Description of the task. Return the full listing exactly as it is written.

○ ○ ○ ○ ○

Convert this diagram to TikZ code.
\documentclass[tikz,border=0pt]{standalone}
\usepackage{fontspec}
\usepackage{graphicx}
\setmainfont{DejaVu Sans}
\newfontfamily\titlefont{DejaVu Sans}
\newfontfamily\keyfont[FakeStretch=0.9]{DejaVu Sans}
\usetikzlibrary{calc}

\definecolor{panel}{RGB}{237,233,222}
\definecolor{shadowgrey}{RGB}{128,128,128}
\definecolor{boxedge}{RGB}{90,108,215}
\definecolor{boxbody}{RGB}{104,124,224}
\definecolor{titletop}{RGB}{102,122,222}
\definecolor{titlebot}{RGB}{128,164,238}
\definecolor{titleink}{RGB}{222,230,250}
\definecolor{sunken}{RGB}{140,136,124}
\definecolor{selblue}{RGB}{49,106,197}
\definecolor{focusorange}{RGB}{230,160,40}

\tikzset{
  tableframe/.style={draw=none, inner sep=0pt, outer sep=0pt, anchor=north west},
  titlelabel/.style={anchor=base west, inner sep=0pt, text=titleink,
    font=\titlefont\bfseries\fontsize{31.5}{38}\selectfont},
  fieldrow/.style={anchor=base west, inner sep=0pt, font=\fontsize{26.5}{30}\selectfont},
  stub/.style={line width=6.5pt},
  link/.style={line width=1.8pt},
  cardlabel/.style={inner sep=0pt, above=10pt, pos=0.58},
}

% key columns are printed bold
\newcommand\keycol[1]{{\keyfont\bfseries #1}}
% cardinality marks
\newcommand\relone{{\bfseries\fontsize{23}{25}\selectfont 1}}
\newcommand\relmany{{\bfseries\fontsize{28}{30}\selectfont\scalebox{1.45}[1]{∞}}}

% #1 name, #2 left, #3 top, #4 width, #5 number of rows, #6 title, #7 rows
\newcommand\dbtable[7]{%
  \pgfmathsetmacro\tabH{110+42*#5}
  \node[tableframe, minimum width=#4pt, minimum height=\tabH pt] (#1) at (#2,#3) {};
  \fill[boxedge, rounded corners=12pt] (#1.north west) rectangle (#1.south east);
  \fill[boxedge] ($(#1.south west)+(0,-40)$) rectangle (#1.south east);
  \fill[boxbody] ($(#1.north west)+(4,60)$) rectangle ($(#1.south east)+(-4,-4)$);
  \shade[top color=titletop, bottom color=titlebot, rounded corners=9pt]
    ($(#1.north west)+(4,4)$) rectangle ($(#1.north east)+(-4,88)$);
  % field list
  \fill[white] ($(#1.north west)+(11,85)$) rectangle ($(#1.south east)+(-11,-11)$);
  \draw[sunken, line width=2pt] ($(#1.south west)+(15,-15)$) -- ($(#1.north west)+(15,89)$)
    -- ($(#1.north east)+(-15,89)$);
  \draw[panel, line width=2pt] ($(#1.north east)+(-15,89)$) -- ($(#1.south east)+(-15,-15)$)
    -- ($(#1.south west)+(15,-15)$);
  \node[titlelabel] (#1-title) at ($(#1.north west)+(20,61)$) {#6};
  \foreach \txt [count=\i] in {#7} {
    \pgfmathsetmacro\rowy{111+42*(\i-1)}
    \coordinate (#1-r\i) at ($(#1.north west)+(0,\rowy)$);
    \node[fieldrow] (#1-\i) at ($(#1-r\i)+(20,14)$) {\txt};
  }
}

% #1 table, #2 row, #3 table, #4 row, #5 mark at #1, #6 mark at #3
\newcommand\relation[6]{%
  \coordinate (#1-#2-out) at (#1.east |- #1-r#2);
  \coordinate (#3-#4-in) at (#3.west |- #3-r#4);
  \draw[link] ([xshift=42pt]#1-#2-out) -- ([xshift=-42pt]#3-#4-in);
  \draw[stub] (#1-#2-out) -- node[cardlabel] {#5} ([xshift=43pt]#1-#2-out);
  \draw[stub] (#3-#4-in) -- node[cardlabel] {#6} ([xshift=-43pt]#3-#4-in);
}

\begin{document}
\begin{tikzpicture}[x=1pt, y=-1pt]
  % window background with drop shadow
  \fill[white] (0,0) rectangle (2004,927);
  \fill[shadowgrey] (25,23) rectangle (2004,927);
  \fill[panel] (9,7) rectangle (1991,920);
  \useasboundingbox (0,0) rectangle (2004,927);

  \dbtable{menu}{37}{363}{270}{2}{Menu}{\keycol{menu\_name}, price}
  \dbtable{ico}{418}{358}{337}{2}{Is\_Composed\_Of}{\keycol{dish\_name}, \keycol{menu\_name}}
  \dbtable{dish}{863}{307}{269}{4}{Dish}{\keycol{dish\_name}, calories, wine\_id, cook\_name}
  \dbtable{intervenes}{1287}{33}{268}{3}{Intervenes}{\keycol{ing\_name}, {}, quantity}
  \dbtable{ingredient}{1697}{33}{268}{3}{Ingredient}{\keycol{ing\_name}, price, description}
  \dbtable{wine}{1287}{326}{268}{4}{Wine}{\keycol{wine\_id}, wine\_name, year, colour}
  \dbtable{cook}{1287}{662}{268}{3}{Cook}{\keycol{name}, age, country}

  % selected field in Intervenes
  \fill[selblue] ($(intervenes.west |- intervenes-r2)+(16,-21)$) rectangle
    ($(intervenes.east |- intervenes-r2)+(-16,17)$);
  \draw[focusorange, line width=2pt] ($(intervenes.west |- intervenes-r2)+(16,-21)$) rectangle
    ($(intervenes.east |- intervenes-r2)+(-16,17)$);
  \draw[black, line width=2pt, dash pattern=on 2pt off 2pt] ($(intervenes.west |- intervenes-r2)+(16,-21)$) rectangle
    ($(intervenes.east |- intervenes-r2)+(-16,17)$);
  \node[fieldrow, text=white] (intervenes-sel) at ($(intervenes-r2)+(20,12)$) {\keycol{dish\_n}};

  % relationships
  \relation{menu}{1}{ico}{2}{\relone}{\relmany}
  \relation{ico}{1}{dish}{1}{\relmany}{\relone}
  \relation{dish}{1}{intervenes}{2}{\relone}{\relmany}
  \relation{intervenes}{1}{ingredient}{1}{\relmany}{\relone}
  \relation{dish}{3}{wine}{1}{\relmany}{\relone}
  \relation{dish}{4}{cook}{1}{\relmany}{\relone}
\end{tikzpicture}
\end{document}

○ ○ ○ ○ ○

Written response.
Convert this diagram to TikZ code.
\documentclass[tikz,border=0pt]{standalone}
\usepackage{fontspec}
\usepackage{graphicx}
\setmainfont{DejaVu Sans}
\newfontfamily\titlefont{DejaVu Sans}
\newfontfamily\keyfont[FakeStretch=0.9]{DejaVu Sans}
\usetikzlibrary{calc}

\definecolor{panel}{RGB}{237,233,222}
\definecolor{shadowgrey}{RGB}{128,128,128}
\definecolor{boxedge}{RGB}{90,108,215}
\definecolor{boxbody}{RGB}{104,124,224}
\definecolor{titletop}{RGB}{102,122,222}
\definecolor{titlebot}{RGB}{128,164,238}
\definecolor{titleink}{RGB}{222,230,250}
\definecolor{sunken}{RGB}{140,136,124}
\definecolor{selblue}{RGB}{49,106,197}
\definecolor{focusorange}{RGB}{230,160,40}

\tikzset{
  tableframe/.style={draw=none, inner sep=0pt, outer sep=0pt, anchor=north west},
  titlelabel/.style={anchor=base west, inner sep=0pt, text=titleink,
    font=\titlefont\bfseries\fontsize{31.5}{38}\selectfont},
  fieldrow/.style={anchor=base west, inner sep=0pt, font=\fontsize{26.5}{30}\selectfont},
  stub/.style={line width=6.5pt},
  link/.style={line width=1.8pt},
  cardlabel/.style={inner sep=0pt, above=10pt, pos=0.58},
}

% key columns are printed bold
\newcommand\keycol[1]{{\keyfont\bfseries #1}}
% cardinality marks
\newcommand\relone{{\bfseries\fontsize{23}{25}\selectfont 1}}
\newcommand\relmany{{\bfseries\fontsize{28}{30}\selectfont\scalebox{1.45}[1]{∞}}}

% #1 name, #2 left, #3 top, #4 width, #5 number of rows, #6 title, #7 rows
\newcommand\dbtable[7]{%
  \pgfmathsetmacro\tabH{110+42*#5}
  \node[tableframe, minimum width=#4pt, minimum height=\tabH pt] (#1) at (#2,#3) {};
  \fill[boxedge, rounded corners=12pt] (#1.north west) rectangle (#1.south east);
  \fill[boxedge] ($(#1.south west)+(0,-40)$) rectangle (#1.south east);
  \fill[boxbody] ($(#1.north west)+(4,60)$) rectangle ($(#1.south east)+(-4,-4)$);
  \shade[top color=titletop, bottom color=titlebot, rounded corners=9pt]
    ($(#1.north west)+(4,4)$) rectangle ($(#1.north east)+(-4,88)$);
  % field list
  \fill[white] ($(#1.north west)+(11,85)$) rectangle ($(#1.south east)+(-11,-11)$);
  \draw[sunken, line width=2pt] ($(#1.south west)+(15,-15)$) -- ($(#1.north west)+(15,89)$)
    -- ($(#1.north east)+(-15,89)$);
  \draw[panel, line width=2pt] ($(#1.north east)+(-15,89)$) -- ($(#1.south east)+(-15,-15)$)
    -- ($(#1.south west)+(15,-15)$);
  \node[titlelabel] (#1-title) at ($(#1.north west)+(20,61)$) {#6};
  \foreach \txt [count=\i] in {#7} {
    \pgfmathsetmacro\rowy{111+42*(\i-1)}
    \coordinate (#1-r\i) at ($(#1.north west)+(0,\rowy)$);
    \node[fieldrow] (#1-\i) at ($(#1-r\i)+(20,14)$) {\txt};
  }
}

% #1 table, #2 row, #3 table, #4 row, #5 mark at #1, #6 mark at #3
\newcommand\relation[6]{%
  \coordinate (#1-#2-out) at (#1.east |- #1-r#2);
  \coordinate (#3-#4-in) at (#3.west |- #3-r#4);
  \draw[link] ([xshift=42pt]#1-#2-out) -- ([xshift=-42pt]#3-#4-in);
  \draw[stub] (#1-#2-out) -- node[cardlabel] {#5} ([xshift=43pt]#1-#2-out);
  \draw[stub] (#3-#4-in) -- node[cardlabel] {#6} ([xshift=-43pt]#3-#4-in);
}

\begin{document}
\begin{tikzpicture}[x=1pt, y=-1pt]
  % window background with drop shadow
  \fill[white] (0,0) rectangle (2004,927);
  \fill[shadowgrey] (25,23) rectangle (2004,927);
  \fill[panel] (9,7) rectangle (1991,920);
  \useasboundingbox (0,0) rectangle (2004,927);

  \dbtable{menu}{37}{363}{270}{2}{Menu}{\keycol{menu\_name}, price}
  \dbtable{ico}{418}{358}{337}{2}{Is\_Composed\_Of}{\keycol{dish\_name}, \keycol{menu\_name}}
  \dbtable{dish}{863}{307}{269}{4}{Dish}{\keycol{dish\_name}, calories, wine\_id, cook\_name}
  \dbtable{intervenes}{1287}{33}{268}{3}{Intervenes}{\keycol{ing\_name}, {}, quantity}
  \dbtable{ingredient}{1697}{33}{268}{3}{Ingredient}{\keycol{ing\_name}, price, description}
  \dbtable{wine}{1287}{326}{268}{4}{Wine}{\keycol{wine\_id}, wine\_name, year, colour}
  \dbtable{cook}{1287}{662}{268}{3}{Cook}{\keycol{name}, age, country}

  % selected field in Intervenes
  \fill[selblue] ($(intervenes.west |- intervenes-r2)+(16,-21)$) rectangle
    ($(intervenes.east |- intervenes-r2)+(-16,17)$);
  \draw[focusorange, line width=2pt] ($(intervenes.west |- intervenes-r2)+(16,-21)$) rectangle
    ($(intervenes.east |- intervenes-r2)+(-16,17)$);
  \draw[black, line width=2pt, dash pattern=on 2pt off 2pt] ($(intervenes.west |- intervenes-r2)+(16,-21)$) rectangle
    ($(intervenes.east |- intervenes-r2)+(-16,17)$);
  \node[fieldrow, text=white] (intervenes-sel) at ($(intervenes-r2)+(20,12)$) {\keycol{dish\_n}};

  % relationships
  \relation{menu}{1}{ico}{2}{\relone}{\relmany}
  \relation{ico}{1}{dish}{1}{\relmany}{\relone}
  \relation{dish}{1}{intervenes}{2}{\relone}{\relmany}
  \relation{intervenes}{1}{ingredient}{1}{\relmany}{\relone}
  \relation{dish}{3}{wine}{1}{\relmany}{\relone}
  \relation{dish}{4}{cook}{1}{\relmany}{\relone}
\end{tikzpicture}
\end{document}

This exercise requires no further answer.